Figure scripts
------------------------------------------------

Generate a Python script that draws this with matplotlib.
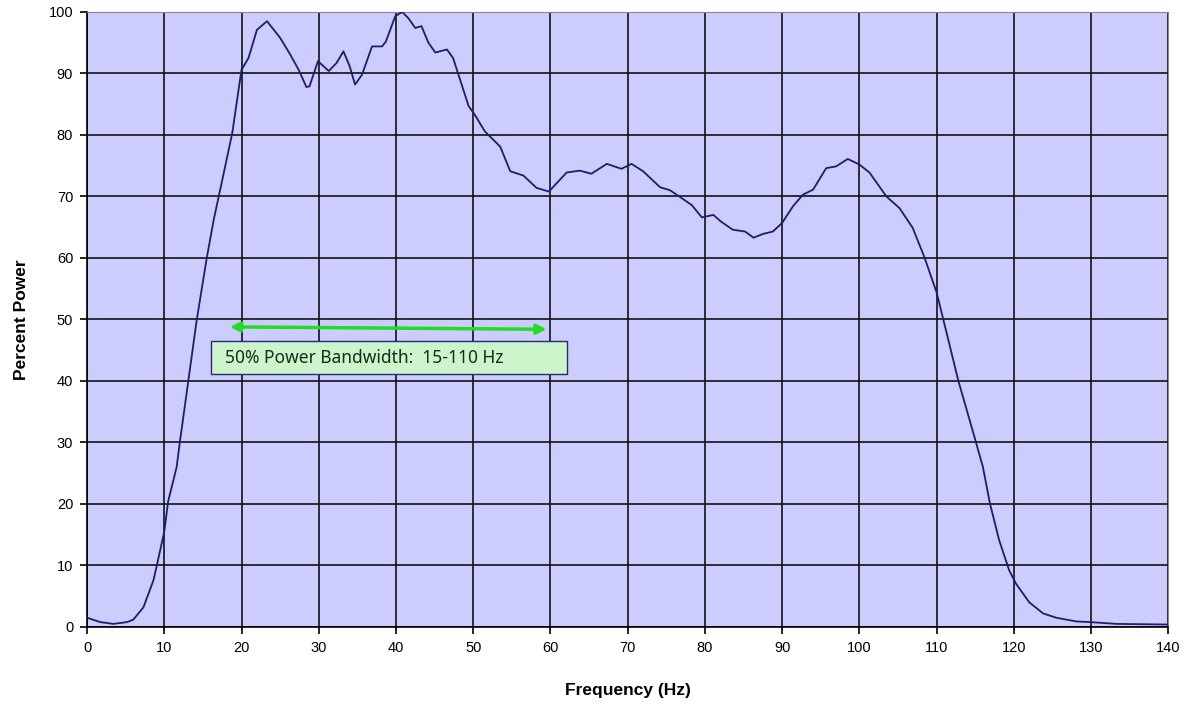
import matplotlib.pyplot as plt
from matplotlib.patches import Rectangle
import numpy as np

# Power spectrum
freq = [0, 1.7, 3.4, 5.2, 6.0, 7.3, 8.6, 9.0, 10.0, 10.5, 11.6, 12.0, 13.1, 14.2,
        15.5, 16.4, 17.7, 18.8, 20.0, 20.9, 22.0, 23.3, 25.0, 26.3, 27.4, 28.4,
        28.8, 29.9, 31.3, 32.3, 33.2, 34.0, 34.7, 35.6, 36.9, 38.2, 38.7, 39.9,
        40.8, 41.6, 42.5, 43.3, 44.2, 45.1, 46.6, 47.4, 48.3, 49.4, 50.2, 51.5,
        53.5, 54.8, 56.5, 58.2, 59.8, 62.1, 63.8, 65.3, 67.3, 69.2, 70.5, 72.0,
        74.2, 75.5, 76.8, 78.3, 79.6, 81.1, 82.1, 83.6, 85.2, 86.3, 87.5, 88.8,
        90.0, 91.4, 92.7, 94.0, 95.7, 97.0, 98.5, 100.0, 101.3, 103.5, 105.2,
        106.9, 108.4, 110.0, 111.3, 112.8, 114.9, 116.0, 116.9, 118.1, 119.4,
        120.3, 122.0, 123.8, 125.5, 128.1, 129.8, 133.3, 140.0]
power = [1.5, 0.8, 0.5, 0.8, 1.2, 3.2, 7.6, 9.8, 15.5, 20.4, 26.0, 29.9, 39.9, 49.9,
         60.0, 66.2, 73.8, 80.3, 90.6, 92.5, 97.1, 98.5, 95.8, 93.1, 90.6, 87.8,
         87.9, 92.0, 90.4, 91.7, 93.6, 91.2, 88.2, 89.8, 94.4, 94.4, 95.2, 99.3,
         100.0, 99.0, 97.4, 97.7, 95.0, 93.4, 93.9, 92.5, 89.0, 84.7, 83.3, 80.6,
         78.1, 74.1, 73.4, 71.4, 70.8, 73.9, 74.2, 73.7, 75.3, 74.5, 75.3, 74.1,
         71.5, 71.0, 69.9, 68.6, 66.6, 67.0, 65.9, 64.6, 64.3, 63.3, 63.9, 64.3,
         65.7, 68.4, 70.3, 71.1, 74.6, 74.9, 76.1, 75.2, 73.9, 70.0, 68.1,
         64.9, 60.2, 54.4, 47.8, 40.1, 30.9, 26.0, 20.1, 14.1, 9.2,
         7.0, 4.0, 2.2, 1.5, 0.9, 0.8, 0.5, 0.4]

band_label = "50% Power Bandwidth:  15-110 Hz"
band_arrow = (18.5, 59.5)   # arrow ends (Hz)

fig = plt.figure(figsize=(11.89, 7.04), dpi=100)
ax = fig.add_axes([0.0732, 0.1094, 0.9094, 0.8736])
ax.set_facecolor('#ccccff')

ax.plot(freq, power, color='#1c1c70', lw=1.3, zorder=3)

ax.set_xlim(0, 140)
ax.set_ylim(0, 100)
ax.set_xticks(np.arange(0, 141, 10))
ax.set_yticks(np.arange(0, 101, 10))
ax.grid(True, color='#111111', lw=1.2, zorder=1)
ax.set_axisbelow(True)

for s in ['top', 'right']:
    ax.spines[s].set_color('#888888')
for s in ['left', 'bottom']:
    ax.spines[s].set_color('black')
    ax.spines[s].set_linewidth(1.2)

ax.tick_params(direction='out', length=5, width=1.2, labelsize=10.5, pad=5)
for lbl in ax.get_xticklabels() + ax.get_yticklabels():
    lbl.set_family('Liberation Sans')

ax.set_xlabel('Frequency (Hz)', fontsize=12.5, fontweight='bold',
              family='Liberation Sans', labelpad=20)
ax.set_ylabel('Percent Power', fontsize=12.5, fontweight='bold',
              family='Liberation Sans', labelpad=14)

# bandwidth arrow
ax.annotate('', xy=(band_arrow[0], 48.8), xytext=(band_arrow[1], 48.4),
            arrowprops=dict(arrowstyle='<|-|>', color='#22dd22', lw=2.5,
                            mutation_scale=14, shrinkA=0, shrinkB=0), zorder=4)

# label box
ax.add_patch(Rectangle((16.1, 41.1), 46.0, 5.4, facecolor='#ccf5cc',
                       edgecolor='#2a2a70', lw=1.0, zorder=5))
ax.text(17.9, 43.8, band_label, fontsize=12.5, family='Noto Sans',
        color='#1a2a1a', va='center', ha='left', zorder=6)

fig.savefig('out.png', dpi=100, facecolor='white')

------------------------------------------------

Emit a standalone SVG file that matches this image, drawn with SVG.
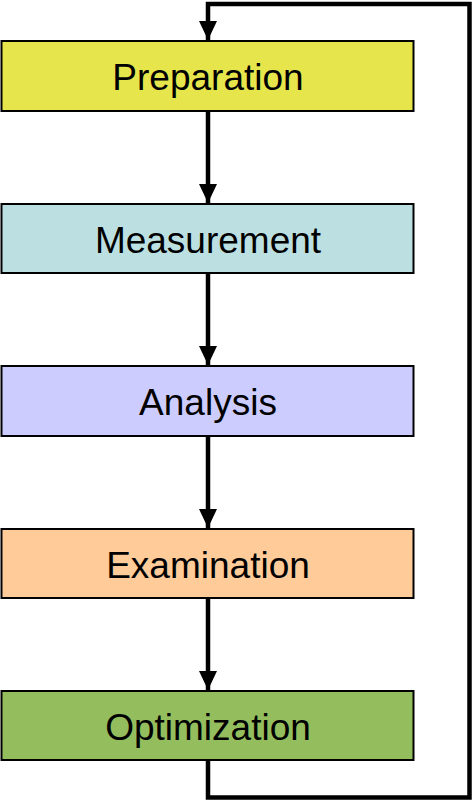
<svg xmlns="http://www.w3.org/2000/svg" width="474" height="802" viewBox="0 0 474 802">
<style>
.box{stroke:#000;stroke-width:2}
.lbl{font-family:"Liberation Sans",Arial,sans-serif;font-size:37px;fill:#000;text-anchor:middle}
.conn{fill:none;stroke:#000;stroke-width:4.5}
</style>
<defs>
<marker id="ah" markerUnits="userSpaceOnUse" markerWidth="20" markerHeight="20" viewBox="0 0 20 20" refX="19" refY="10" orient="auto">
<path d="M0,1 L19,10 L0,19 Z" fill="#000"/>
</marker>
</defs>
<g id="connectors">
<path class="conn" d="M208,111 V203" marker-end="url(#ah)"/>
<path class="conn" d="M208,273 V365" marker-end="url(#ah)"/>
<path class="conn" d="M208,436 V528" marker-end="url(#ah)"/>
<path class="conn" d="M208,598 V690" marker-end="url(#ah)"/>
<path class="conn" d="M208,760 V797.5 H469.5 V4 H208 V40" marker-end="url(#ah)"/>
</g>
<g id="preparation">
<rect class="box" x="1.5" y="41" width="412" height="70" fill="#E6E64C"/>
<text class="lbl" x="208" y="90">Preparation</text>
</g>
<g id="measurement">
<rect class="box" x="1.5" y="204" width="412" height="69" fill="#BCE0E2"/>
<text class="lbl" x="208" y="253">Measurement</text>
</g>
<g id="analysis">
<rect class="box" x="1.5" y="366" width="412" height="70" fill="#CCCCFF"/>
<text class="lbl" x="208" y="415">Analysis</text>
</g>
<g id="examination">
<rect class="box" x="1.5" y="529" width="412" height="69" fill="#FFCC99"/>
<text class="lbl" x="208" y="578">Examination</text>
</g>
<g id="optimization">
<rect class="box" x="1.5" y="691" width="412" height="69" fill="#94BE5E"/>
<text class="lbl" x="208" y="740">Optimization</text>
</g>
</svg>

------------------------------------------------

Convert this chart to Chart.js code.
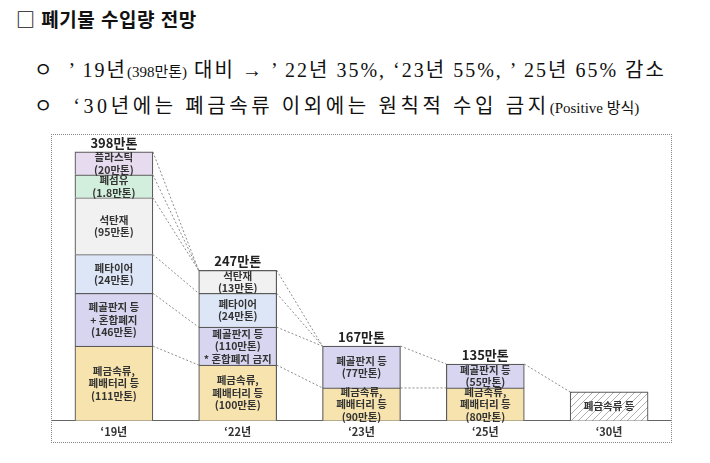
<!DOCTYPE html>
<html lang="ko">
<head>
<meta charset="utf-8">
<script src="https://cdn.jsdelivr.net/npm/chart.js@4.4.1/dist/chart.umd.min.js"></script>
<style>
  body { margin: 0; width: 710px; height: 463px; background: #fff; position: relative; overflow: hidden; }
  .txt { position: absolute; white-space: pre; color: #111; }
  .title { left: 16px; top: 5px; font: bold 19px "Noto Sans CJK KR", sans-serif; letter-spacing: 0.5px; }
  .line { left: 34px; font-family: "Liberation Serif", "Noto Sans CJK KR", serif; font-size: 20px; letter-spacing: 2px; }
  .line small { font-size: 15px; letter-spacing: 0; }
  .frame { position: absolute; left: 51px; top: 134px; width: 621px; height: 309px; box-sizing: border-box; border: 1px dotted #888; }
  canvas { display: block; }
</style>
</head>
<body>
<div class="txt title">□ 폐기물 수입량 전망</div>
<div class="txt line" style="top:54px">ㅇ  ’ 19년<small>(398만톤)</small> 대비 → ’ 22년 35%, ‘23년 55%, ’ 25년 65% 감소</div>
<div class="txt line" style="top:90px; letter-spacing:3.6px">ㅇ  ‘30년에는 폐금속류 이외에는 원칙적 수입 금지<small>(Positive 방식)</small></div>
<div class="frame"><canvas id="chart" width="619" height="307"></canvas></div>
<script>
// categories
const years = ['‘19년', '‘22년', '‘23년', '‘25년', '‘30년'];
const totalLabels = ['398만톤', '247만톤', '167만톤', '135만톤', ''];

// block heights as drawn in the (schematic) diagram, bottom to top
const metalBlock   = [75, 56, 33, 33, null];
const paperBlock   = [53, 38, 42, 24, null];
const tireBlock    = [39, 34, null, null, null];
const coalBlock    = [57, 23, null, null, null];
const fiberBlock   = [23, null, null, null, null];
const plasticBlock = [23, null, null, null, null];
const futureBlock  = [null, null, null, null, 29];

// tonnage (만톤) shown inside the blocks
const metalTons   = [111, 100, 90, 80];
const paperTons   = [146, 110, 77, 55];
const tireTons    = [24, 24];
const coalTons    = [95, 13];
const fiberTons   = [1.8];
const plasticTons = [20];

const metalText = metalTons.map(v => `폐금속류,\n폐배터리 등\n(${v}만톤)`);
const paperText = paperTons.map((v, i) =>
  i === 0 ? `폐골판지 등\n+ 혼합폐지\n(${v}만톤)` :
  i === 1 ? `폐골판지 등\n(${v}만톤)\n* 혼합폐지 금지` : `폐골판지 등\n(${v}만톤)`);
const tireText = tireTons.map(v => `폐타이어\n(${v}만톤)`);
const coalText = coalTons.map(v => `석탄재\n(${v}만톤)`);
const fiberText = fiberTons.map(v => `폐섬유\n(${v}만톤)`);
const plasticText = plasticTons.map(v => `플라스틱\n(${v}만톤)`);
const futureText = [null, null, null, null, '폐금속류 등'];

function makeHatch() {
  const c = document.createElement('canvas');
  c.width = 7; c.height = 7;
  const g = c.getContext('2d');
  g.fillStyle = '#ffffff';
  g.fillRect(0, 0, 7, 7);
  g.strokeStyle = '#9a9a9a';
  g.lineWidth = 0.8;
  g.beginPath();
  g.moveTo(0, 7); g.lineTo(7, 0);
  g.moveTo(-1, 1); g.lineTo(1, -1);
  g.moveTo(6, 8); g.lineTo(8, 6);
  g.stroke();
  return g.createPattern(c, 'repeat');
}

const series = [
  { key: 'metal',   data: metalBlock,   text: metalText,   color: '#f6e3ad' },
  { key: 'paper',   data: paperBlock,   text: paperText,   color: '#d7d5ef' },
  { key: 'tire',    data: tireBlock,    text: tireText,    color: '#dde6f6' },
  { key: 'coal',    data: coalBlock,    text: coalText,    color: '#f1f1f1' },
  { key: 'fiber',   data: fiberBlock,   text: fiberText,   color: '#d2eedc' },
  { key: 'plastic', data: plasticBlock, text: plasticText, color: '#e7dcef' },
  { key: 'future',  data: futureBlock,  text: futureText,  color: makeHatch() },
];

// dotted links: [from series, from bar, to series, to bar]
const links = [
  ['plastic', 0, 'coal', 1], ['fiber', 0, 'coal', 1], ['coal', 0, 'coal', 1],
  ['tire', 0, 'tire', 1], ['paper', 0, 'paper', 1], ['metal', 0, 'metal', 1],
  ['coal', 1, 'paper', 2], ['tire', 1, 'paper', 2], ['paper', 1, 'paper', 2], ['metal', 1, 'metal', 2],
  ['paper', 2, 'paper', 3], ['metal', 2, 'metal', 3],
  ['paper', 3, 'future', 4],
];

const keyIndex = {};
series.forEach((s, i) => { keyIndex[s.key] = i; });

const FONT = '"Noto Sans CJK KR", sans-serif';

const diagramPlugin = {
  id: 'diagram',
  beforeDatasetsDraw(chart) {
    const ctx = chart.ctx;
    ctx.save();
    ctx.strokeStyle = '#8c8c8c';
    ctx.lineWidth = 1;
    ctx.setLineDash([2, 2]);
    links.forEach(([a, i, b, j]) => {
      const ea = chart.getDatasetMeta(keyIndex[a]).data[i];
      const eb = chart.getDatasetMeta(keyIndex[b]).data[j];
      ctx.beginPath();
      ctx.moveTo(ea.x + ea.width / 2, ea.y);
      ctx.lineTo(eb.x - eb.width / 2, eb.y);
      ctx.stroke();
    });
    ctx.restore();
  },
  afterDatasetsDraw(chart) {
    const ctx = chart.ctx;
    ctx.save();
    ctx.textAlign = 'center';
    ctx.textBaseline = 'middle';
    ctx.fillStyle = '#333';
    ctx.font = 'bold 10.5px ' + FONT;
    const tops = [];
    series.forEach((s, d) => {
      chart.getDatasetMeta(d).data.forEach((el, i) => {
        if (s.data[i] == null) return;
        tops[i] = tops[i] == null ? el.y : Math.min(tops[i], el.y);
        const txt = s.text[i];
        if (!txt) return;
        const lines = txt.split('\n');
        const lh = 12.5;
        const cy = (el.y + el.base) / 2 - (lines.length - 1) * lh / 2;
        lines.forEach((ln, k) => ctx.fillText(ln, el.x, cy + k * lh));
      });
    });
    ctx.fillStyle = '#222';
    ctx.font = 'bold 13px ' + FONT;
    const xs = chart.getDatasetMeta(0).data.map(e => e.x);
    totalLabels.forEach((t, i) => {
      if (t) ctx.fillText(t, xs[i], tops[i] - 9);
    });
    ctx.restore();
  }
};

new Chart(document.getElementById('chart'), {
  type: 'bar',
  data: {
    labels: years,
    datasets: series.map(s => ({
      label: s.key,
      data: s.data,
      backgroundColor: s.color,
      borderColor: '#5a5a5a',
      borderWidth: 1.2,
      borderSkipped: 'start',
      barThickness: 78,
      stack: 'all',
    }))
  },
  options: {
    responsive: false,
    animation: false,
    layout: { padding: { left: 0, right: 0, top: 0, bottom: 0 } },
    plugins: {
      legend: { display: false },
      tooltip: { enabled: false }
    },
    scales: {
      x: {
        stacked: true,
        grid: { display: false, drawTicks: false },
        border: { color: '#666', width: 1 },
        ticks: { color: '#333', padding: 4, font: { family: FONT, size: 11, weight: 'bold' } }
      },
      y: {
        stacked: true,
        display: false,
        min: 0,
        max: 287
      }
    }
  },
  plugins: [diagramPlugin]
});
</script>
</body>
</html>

------------------------------------------------

> [WHAT TO DO]: Can you give again only the lines between the one containing "Generate a Python" and the one containing "import numpy as np", counting both, exactly as they appear and without any pictures?

> [FULL ANSWER]:
Generate a Python script that draws this with matplotlib.
import matplotlib.pyplot as plt
from matplotlib.patches import Rectangle
import numpy as np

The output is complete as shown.